On occasion, when being shown over RNZN warships, the author has seen the practical implementation of the red signal and black signal separation into separate communication centres. Obviously classified plaintext red signals pose a greater risk if intercepted than encrypted black signals, so TEMPEST standards insist on good separation and physical shielding between  equipment and transmission cables carrying these two types of traffic. This can even apply to fibre optic cables.

Similar standards have to apply to the cryptographic keys being used. Black keys are already separately encrypted so do not present as many problems in secure handling as red keys which need to be handled as sensitive material.


The introduction of EA-18G Growler electronic warfare aircraft into the RAAF’s fleet allows these aircraft to neutralise adversary communications and sensors. They can do this by spoofing, narrow band and broadband spectrum jamming.

Spoofing is where the Growler inspects an incoming signal to understand its purpose, then responds with an apparently valid but misleading response designed to confuse the original sender.

Spectrum jamming can be just a small band of frequencies or across a wide range. Growler’s jamming pods can produce up to 34 KW of electricity which, when converted into electromagnetic signals, will drown out any or all radio ground stations in the focused area.

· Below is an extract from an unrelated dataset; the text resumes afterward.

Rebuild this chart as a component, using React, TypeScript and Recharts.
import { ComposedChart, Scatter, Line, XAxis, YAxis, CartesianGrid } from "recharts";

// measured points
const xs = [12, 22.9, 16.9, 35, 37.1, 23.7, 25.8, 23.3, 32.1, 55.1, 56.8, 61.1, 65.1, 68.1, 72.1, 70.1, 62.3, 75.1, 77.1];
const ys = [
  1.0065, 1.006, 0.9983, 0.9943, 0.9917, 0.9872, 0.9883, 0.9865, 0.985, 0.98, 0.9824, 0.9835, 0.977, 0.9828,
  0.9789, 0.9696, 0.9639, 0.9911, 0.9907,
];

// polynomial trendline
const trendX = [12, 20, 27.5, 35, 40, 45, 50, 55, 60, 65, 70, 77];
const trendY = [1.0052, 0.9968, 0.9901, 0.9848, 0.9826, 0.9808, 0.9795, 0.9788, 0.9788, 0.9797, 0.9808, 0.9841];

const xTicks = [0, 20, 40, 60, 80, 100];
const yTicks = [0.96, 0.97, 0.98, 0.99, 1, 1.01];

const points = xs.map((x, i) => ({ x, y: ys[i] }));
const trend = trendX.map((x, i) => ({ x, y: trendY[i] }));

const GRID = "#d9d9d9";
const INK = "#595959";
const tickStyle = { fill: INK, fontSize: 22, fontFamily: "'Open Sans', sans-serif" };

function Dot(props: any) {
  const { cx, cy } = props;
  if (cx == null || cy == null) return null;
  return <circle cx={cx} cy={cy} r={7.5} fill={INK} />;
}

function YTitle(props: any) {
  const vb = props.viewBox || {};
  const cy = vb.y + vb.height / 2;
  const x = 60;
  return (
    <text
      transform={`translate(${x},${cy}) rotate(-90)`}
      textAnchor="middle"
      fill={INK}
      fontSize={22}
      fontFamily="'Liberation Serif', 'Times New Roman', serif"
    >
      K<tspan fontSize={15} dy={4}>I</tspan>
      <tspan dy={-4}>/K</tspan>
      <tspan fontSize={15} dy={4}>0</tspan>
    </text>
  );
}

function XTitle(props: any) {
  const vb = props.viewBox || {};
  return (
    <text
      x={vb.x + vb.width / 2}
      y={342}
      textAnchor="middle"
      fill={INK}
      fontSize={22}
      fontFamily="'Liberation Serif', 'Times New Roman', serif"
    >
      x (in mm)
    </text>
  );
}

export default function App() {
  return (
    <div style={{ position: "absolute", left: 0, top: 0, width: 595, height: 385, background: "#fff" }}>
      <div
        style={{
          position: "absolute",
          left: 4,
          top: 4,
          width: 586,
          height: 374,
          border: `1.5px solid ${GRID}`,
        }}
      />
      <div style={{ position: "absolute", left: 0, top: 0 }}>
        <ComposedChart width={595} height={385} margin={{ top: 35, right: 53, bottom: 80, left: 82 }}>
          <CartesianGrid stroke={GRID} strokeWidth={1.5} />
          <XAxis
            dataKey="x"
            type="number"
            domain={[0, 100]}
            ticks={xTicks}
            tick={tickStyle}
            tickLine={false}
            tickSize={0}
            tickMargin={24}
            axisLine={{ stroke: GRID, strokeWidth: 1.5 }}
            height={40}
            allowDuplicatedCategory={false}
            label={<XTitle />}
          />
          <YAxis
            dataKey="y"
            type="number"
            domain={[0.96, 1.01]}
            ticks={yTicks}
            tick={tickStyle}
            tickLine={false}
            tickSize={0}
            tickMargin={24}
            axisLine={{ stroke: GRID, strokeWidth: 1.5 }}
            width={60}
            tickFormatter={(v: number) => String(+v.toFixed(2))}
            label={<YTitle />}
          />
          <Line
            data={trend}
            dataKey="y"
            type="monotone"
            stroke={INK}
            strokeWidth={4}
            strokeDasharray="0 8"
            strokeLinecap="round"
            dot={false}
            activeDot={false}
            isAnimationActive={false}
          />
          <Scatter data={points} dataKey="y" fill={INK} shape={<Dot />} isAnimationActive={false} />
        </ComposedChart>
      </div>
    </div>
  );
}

It is obviously not possible to delve much more deeply into the topic of communications security before starting to enter unwittingly into the realms of classified information. Better to stop at this stage.

However, the perceptive APDR reader will have noted that the author has not covered security challenges with military computer information system networks. The reason for this is that inter-computer communications are one form of the traffic covered, typically being text, data, video and images.

Computer networks do bring their own special problems with users inadvertently letting malware enter and propagate to target computers within the network. Because of the problems this can pose for communications security, there is a separate article in this APDR edition on the topic of cyber security.